▸ **Exercise brief**
Pictures stay out. Extract the lines below from the first one through the line with "ax.set_ylim(-36.8, 24.0)", both included.

·····

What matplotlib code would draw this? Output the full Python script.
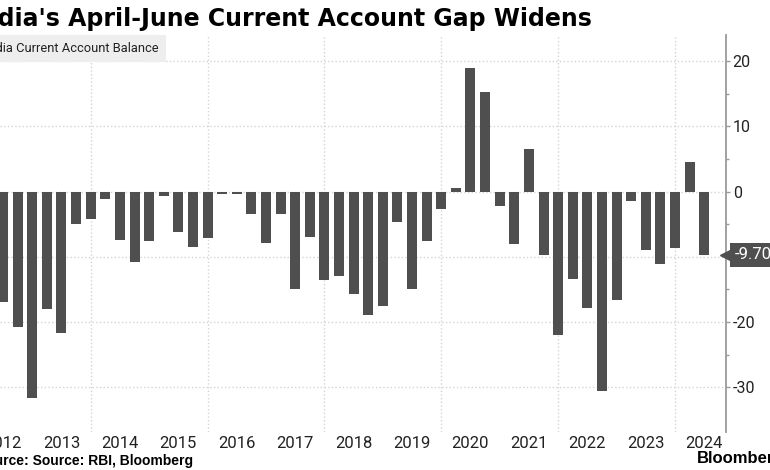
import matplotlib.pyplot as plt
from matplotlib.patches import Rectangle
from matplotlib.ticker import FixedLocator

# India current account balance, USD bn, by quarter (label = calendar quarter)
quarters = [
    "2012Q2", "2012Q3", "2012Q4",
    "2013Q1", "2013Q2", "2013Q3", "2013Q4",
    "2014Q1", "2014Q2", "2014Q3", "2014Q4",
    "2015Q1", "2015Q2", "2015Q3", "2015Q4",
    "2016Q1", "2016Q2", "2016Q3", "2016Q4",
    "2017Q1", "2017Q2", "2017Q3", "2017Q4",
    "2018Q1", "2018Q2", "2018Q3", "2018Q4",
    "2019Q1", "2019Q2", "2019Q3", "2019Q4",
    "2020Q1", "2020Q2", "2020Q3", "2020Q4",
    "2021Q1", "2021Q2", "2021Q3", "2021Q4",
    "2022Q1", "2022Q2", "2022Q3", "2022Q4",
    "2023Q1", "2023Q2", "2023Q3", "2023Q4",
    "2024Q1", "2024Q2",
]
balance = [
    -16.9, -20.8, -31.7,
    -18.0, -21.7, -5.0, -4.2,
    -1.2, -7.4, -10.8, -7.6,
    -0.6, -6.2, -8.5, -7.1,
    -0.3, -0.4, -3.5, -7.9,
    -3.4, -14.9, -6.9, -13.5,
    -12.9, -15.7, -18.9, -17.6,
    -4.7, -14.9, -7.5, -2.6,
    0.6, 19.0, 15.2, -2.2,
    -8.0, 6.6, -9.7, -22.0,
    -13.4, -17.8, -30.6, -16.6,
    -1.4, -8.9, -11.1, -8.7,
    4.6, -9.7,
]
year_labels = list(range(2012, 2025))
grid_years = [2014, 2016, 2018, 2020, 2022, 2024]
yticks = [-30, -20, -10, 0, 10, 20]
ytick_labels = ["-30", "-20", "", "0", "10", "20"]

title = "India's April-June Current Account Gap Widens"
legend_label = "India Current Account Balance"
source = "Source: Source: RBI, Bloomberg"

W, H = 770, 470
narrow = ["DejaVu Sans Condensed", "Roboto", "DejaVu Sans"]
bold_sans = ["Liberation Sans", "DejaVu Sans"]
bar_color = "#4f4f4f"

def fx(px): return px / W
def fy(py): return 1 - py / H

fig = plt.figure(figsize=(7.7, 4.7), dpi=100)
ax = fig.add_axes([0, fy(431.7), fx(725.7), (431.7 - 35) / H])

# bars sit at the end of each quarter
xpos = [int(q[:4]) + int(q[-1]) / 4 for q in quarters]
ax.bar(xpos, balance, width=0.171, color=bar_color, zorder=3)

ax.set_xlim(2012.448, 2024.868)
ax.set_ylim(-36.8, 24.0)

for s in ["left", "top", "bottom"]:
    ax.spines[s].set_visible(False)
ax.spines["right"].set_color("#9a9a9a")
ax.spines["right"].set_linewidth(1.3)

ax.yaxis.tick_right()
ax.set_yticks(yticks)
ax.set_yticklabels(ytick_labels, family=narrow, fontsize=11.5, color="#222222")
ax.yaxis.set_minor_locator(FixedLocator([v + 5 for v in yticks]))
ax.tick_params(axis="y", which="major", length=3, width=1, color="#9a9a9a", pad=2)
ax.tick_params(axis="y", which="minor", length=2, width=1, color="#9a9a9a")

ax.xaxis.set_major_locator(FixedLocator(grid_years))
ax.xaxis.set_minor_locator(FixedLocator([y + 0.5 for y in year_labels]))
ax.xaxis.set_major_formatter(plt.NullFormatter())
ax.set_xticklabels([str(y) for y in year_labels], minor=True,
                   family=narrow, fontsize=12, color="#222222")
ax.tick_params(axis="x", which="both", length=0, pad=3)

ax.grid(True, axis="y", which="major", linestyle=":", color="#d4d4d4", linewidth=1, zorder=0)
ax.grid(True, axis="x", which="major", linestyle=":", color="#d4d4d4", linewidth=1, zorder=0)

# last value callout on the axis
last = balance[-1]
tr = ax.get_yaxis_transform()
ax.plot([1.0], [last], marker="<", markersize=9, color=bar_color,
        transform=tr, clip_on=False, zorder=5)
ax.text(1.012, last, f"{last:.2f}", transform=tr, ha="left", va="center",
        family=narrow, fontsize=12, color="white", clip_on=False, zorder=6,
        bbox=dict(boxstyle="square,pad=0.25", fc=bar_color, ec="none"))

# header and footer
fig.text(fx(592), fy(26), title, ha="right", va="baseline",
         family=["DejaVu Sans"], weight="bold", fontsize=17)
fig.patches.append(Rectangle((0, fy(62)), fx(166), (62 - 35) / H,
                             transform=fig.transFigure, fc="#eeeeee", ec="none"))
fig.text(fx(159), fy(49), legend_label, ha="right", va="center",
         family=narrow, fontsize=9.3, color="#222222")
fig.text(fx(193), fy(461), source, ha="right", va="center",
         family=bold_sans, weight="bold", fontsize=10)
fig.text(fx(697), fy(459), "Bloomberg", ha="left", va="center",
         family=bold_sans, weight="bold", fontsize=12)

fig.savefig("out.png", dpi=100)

·····

▸ **Task solution**
What matplotlib code would draw this? Output the full Python script.
import matplotlib.pyplot as plt
from matplotlib.patches import Rectangle
from matplotlib.ticker import FixedLocator

# India current account balance, USD bn, by quarter (label = calendar quarter)
quarters = [
    "2012Q2", "2012Q3", "2012Q4",
    "2013Q1", "2013Q2", "2013Q3", "2013Q4",
    "2014Q1", "2014Q2", "2014Q3", "2014Q4",
    "2015Q1", "2015Q2", "2015Q3", "2015Q4",
    "2016Q1", "2016Q2", "2016Q3", "2016Q4",
    "2017Q1", "2017Q2", "2017Q3", "2017Q4",
    "2018Q1", "2018Q2", "2018Q3", "2018Q4",
    "2019Q1", "2019Q2", "2019Q3", "2019Q4",
    "2020Q1", "2020Q2", "2020Q3", "2020Q4",
    "2021Q1", "2021Q2", "2021Q3", "2021Q4",
    "2022Q1", "2022Q2", "2022Q3", "2022Q4",
    "2023Q1", "2023Q2", "2023Q3", "2023Q4",
    "2024Q1", "2024Q2",
]
balance = [
    -16.9, -20.8, -31.7,
    -18.0, -21.7, -5.0, -4.2,
    -1.2, -7.4, -10.8, -7.6,
    -0.6, -6.2, -8.5, -7.1,
    -0.3, -0.4, -3.5, -7.9,
    -3.4, -14.9, -6.9, -13.5,
    -12.9, -15.7, -18.9, -17.6,
    -4.7, -14.9, -7.5, -2.6,
    0.6, 19.0, 15.2, -2.2,
    -8.0, 6.6, -9.7, -22.0,
    -13.4, -17.8, -30.6, -16.6,
    -1.4, -8.9, -11.1, -8.7,
    4.6, -9.7,
]
year_labels = list(range(2012, 2025))
grid_years = [2014, 2016, 2018, 2020, 2022, 2024]
yticks = [-30, -20, -10, 0, 10, 20]
ytick_labels = ["-30", "-20", "", "0", "10", "20"]

title = "India's April-June Current Account Gap Widens"
legend_label = "India Current Account Balance"
source = "Source: Source: RBI, Bloomberg"

W, H = 770, 470
narrow = ["DejaVu Sans Condensed", "Roboto", "DejaVu Sans"]
bold_sans = ["Liberation Sans", "DejaVu Sans"]
bar_color = "#4f4f4f"

def fx(px): return px / W
def fy(py): return 1 - py / H

fig = plt.figure(figsize=(7.7, 4.7), dpi=100)
ax = fig.add_axes([0, fy(431.7), fx(725.7), (431.7 - 35) / H])

# bars sit at the end of each quarter
xpos = [int(q[:4]) + int(q[-1]) / 4 for q in quarters]
ax.bar(xpos, balance, width=0.171, color=bar_color, zorder=3)

ax.set_xlim(2012.448, 2024.868)
ax.set_ylim(-36.8, 24.0)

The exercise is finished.